男は水の入ったコップを……逆さにして持っていた。
しかし、水は一滴もこぼれていなかったのだ。
ジョセフ「は、『波紋』………!?」
男はコップの口を上に向けて、ジョセフに手渡した。
*「では、彼のことお願いしますね。」
そういうと男は病院の門に向かって歩き出した。
ジョセフ「待ってくれ! 君は……何者だ?」
*「僕は……ただのかけだしの波紋使いです。名前は……」
男は振り返り、ジョセフに微笑みかけた。
学ランの胸元からチェック柄のカーディガンがのぞき、風で前髪がかすかに揺れていた。
模「杖谷模、といいます。」
模は再び振り返って病院をあとにした。
ジョセフは立ち止まったまま、離れていく模の背中を見つめていた。
過去へとさかのぼる『ワールズ・エンド・ガールフレンド』の世界の中で模はディエスを倒し、
ワールズ・エンド・ガールフレンドの世界は消滅した。
模が降り立った場所はこのS市総合病院で、自分がかつてジョセフと出会った日であると知ったとき、
模はこの戦いの自分の最後の役割を悟った。
ジョセフ「これはおそらく『君のために』、『君が』引き寄せた導きだろう、弱き波紋使いよ。」
模は以前、病院でジョセフに言われた言葉を思い出し、フフッと笑った。
まさかほんとうに、自分で引き合わせた出会いだったなんて、ここに降り立つまでは思いもしなかったからだ。

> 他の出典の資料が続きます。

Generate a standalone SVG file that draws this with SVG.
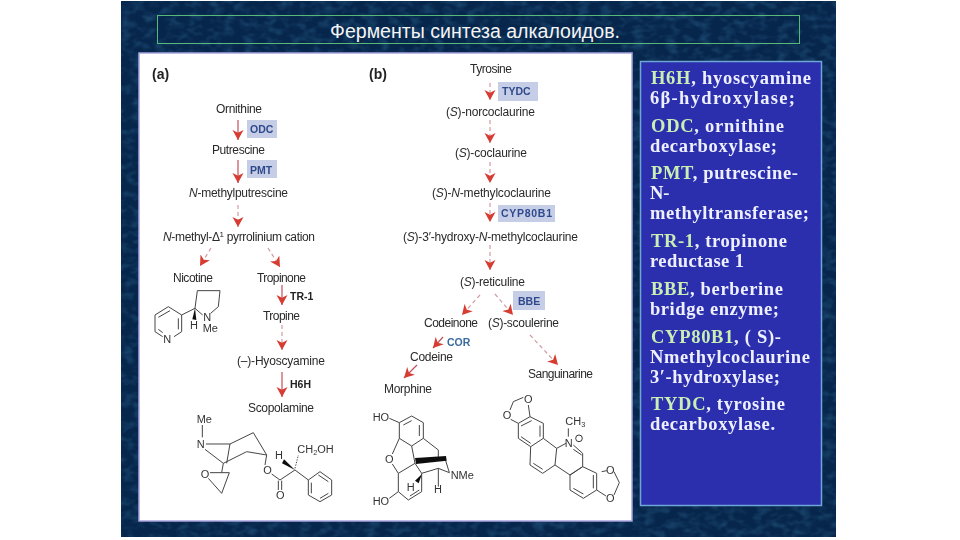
<svg xmlns="http://www.w3.org/2000/svg" width="960" height="540" viewBox="0 0 960 540">
<defs>
<marker id="ah" markerUnits="userSpaceOnUse" markerWidth="12" markerHeight="12" refX="10" refY="5.500" orient="auto"><path d="M0 0L10 5.500L0 11L2.800 5.500Z" fill="#d63c32"/></marker>
<filter id="tex" x="0" y="0" width="100%" height="100%"><feTurbulence type="fractalNoise" baseFrequency="0.09 0.14" numOctaves="2" seed="4"/><feColorMatrix values="0 0 0 0 0.05  0 0 0 0 0.25  0 0 0 0 0.45  0 0 0 0.7 -0.3"/></filter>
<filter id="soft" x="-5%" y="-5%" width="110%" height="110%"><feGaussianBlur stdDeviation="0.35"/></filter>
</defs>
<style>
.l{font-family:"Liberation Sans",Arial,sans-serif;font-size:12px;fill:#2a2a2a}
.i{font-style:italic}
.e{font-family:"Liberation Sans",Arial,sans-serif;font-size:10.5px;font-weight:bold;fill:#2f4a8c}
.b{fill:#c6cde6}
.k{font-family:"Liberation Sans",Arial,sans-serif;font-size:10.5px;font-weight:bold;fill:#222}
.p{font-family:"Liberation Sans",Arial,sans-serif;font-size:14px;font-weight:bold;fill:#222}
.a{stroke:#c4505c;stroke-width:1.2;fill:none;marker-end:url(#ah)}
.d{stroke:#d29aa0;stroke-width:1.2;fill:none;stroke-dasharray:4 3;marker-end:url(#ah)}
.m path{fill:none;stroke:#444;stroke-width:3}
.m .w{fill:#111;stroke:none}
.m text{font-family:"Liberation Sans",Arial,sans-serif;font-size:33px;fill:#333}
.t{font-family:"Liberation Serif","Times New Roman",serif;font-size:18.5px;font-weight:bold;fill:#eef0ff}
.g{fill:#c9efb4}
</style>
<rect width="960" height="540" fill="#fff"/>
<g id="slide">
<rect x="121" y="1" width="715" height="536" fill="#07264c"/>
<rect x="121" y="1" width="715" height="536" filter="url(#tex)"/>
</g>
<g id="title">
<rect x="157.500" y="15.500" width="642" height="28" fill="none" stroke="#58b878"/>
<text x="330" y="38" font-family="'Liberation Sans',Arial,sans-serif" font-size="19.5" fill="#f4f4f4" textLength="290" lengthAdjust="spacingAndGlyphs">Ферменты синтеза алкалоидов.</text>
</g>
<rect id="figure-panel" x="139" y="53" width="493" height="468" fill="#fff" stroke="#a9a4de" stroke-width="1.500"/>
<g id="legend-panel">
<rect x="640.500" y="61.500" width="181" height="444" fill="#2b2fae" stroke="#6fa6d8" stroke-width="1.500"/>
<g filter="url(#soft)">
<text class="t" x="651" y="84" textLength="160"><tspan class="g">H6H</tspan>, hyoscyamine</text>
<text class="t" x="650" y="104" textLength="145">6β-hydroxylase;</text>
<text class="t" x="651" y="132" textLength="133"><tspan class="g">ODC</tspan>, ornithine</text>
<text class="t" x="650" y="152" textLength="127">decarboxylase;</text>
<text class="t" x="651" y="179" textLength="147"><tspan class="g">PMT</tspan>, putrescine-</text>
<text class="t" x="650" y="199">N-</text>
<text class="t" x="650" y="219" textLength="159">methyltransferase;</text>
<text class="t" x="651" y="247" textLength="136"><tspan class="g">TR-1</tspan>, tropinone</text>
<text class="t" x="650" y="267" textLength="94">reductase 1</text>
<text class="t" x="651" y="295" textLength="132"><tspan class="g">BBE</tspan>, berberine</text>
<text class="t" x="650" y="315" textLength="129">bridge enzyme;</text>
<text class="t" x="651" y="343" textLength="130"><tspan class="g">CYP80B1</tspan>, ( S)-</text>
<text class="t" x="650" y="363" textLength="160">Nmethylcoclaurine</text>
<text class="t" x="650" y="383" textLength="130">3′-hydroxylase;</text>
<text class="t" x="651" y="410" textLength="134"><tspan class="g">TYDC</tspan>, tyrosine</text>
<text class="t" x="650" y="430" textLength="125">decarboxylase.</text>
</g>
</g>
<g id="connectors">
<path class="a" d="M238 120V140"/>
<path class="a" d="M238 160V183"/>
<path class="d" d="M238 205V227"/>
<path class="d" d="M211 248L200 266"/>
<path class="d" d="M268 248L280 267"/>
<path class="a" d="M282 285V305"/>
<path class="d" d="M282 325V350"/>
<path class="a" d="M282 372V397"/>
<path class="d" d="M490 83V100"/>
<path class="d" d="M490 120V143"/>
<path class="d" d="M490 162V183"/>
<path class="d" d="M490 203V222"/>
<path class="d" d="M490 245V270"/>
<path class="d" d="M480 295L462 315"/>
<path class="d" d="M495 294L513 315"/>
<path class="a" d="M443 337L433 348"/>
<path class="a" d="M417 365L404 378"/>
<path class="d" d="M530 335L558 365"/>
</g>
<g id="pathway-a" filter="url(#soft)">
<text class="p" x="152" y="79">(a)</text>
<g id="ornithine"><text class="l" x="216" y="113" textLength="46">Ornithine</text></g>
<g id="odc"><rect class="b" x="247" y="120" width="30" height="18"/><text class="e" x="250" y="133">ODC</text></g>
<g id="putrescine"><text class="l" x="212" y="154" textLength="53">Putrescine</text></g>
<g id="pmt"><rect class="b" x="247" y="160" width="30" height="18"/><text class="e" x="250" y="174">PMT</text></g>
<g id="n-methylputrescine"><text class="l" x="189" y="197" textLength="99"><tspan class="i">N</tspan>-methylputrescine</text></g>
<g id="pyrrolinium"><text class="l" x="163" y="241" textLength="152"><tspan class="i">N</tspan>-methyl-Δ<tspan dy="-4" font-size="8">1</tspan><tspan dy="4"> pyrrolinium cation</tspan></text></g>
<g id="nicotine"><text class="l" x="173" y="282" textLength="40">Nicotine</text></g>
<g id="tropinone"><text class="l" x="257" y="282" textLength="49">Tropinone</text></g>
<g id="tr-1"><text class="k" x="290" y="300">TR-1</text></g>
<g id="tropine"><text class="l" x="263" y="320" textLength="37">Tropine</text></g>
<g id="hyoscyamine"><text class="l" x="237" y="365" textLength="88">(–)-Hyoscyamine</text></g>
<g id="h6h"><text class="k" x="290" y="388">H6H</text></g>
<g id="scopolamine"><text class="l" x="248" y="412" textLength="66">Scopolamine</text></g>
</g>
<g id="pathway-b" filter="url(#soft)">
<text class="p" x="369" y="79">(b)</text>
<g id="tyrosine"><text class="l" x="470" y="73" textLength="42">Tyrosine</text></g>
<g id="tydc"><rect class="b" x="498" y="82" width="40" height="19"/><text class="e" x="502" y="95">TYDC</text></g>
<g id="norcoclaurine"><text class="l" x="446" y="116" textLength="89">(<tspan class="i">S</tspan>)-norcoclaurine</text></g>
<g id="coclaurine"><text class="l" x="455" y="157" textLength="72">(<tspan class="i">S</tspan>)-coclaurine</text></g>
<g id="n-methylcoclaurine"><text class="l" x="432" y="197" textLength="119">(<tspan class="i">S</tspan>)-<tspan class="i">N</tspan>-methylcoclaurine</text></g>
<g id="cyp80b1"><rect class="b" x="498" y="205" width="57" height="17"/><text class="e" x="501" y="217" textLength="51">CYP80B1</text></g>
<g id="hydroxy"><text class="l" x="403" y="241" textLength="175">(<tspan class="i">S</tspan>)-3′-hydroxy-<tspan class="i">N</tspan>-methylcoclaurine</text></g>
<g id="reticuline"><text class="l" x="460" y="286" textLength="65">(<tspan class="i">S</tspan>)-reticuline</text></g>
<g id="bbe"><rect class="b" x="513" y="291" width="32" height="19"/><text class="e" x="518" y="305">BBE</text></g>
<g id="codeinone"><text class="l" x="424" y="327" textLength="54">Codeinone</text></g>
<g id="scoulerine"><text class="l" x="488" y="327" textLength="71">(<tspan class="i">S</tspan>)-scoulerine</text></g>
<g id="cor"><text class="e" x="447" y="346" style="fill:#3a6a9c">COR</text></g>
<g id="codeine"><text class="l" x="410" y="361" textLength="43">Codeine</text></g>
<g id="morphine"><text class="l" x="384" y="393" textLength="48">Morphine</text></g>
<g id="sanguinarine"><text class="l" x="528" y="378" textLength="65">Sanguinarine</text></g>
</g>
<g id="mol-a" class="m" transform="translate(140 290) scale(.33333)" filter="url(#soft)">
<path d="M125 75L85 50L45 75V125L68 140M102 140L125 125V75M125 75L165 55M90 62L55 82M115 85V118M55 118L68 128M165 55L172 2M172 2H240M240 2L235 50L212 70M165 55L188 75"/>
<path class="w" d="M165 55L157 88L169 90Z"/>
<text x="70" y="160">N</text><text x="190" y="92">N</text><text x="150" y="118">H</text><text x="188" y="125" font-size="30">Me</text>
<path d="M187 405V442M198 462H270L340 428L380 495L320 485L250 520L195 478M270 462L260 520M210 548H268M205 565L245 610L268 548M250 520L245 548M380 495L375 525M395 552L420 570M415 572V600M425 572V600M420 570L465 540M465 540L505 570L540 545L575 570V615L540 635L505 615V570M535 555L565 575M565 610L540 625M514 610V578"/>
<path class="w" d="M465 540L432 508L426 520Z"/>
<path d="M465 535L475 495" stroke-dasharray="4 4"/>
<text x="170" y="400">Me</text><text x="170" y="474">N</text><text x="182" y="564">O</text><text x="370" y="552">O</text><text x="408" y="628">O</text><text x="405" y="508">H</text><text x="472" y="490" font-size="31">CH<tspan dy="5" font-size="22">2</tspan><tspan dy="-5">OH</tspan></text>
</g>
<g id="mol-b1" class="m" transform="translate(360 290) scale(.33333)" filter="url(#soft)">
<path d="M88 385L118 398L155 378L190 398V445L155 468L118 445V398M130 405L155 392M178 405V438M118 445L97 492M97 522L115 550L165 520L155 468M190 445L235 480V505M115 550V605L145 630L185 605V550L165 520M150 618L178 600M185 550L235 535L268 548M235 535V590M115 605L88 625M255 505L268 548"/>
<path class="w" d="M165 504L258 498L260 512L168 522Z"/>
<path class="w" d="M186 552L165 572L176 580Z"/>
<text x="38" y="393">HO</text><text x="75" y="520">O</text><text x="272" y="568">NMe</text><text x="140" y="602">H</text><text x="222" y="610">H</text><text x="38" y="645">HO</text>
</g>
<g id="mol-b2" class="m" transform="translate(360 290) scale(.33333)" filter="url(#soft)">
<path d="M510 380L550 400V445L512 470L475 445V400L510 380M540 407V440M512 460L483 440M515 392L483 408M550 445L590 475L585 525L548 550L510 525L512 470M520 520L548 538M590 475L618 460M640 465L668 490V530L630 555L585 525M640 478L665 495M668 530L710 550V600L670 625L630 600V555L668 530M640 595L670 612M700 555V595M625 415V440M475 400L452 388M510 380L505 345M490 322L460 335L450 360M725 545L740 542M710 600L738 618M762 545L778 578L762 615"/>
<circle cx="657" cy="445" r="10" fill="none" stroke="#333" stroke-width="3"/>
<text x="492" y="340">O</text><text x="428" y="388">O</text><text x="616" y="405" font-size="30">CH<tspan dy="5" font-size="22">3</tspan></text><text x="614" y="470">N</text><text x="738" y="553">O</text><text x="738" y="636">O</text>
</g>
</svg>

――運命は待っていれば訪れるものではない。運命は自分の手で導かなければ……道は開けない――
模「さあて……戦いが終わるまで、どこにいこうかな……。」
どこへともなく走っていく模の影が道路に長くのびている。
昼過ぎまで雨を降らせていた雲はすっかり晴れて、空は夕焼けに染まっていた。
模はその空を見上げ、はじめてセクター9と出会った日に学校の屋上で見た夕焼けを思い出した。
今の空は、あの日見た夕焼けの空よりも少し、明るい気がした。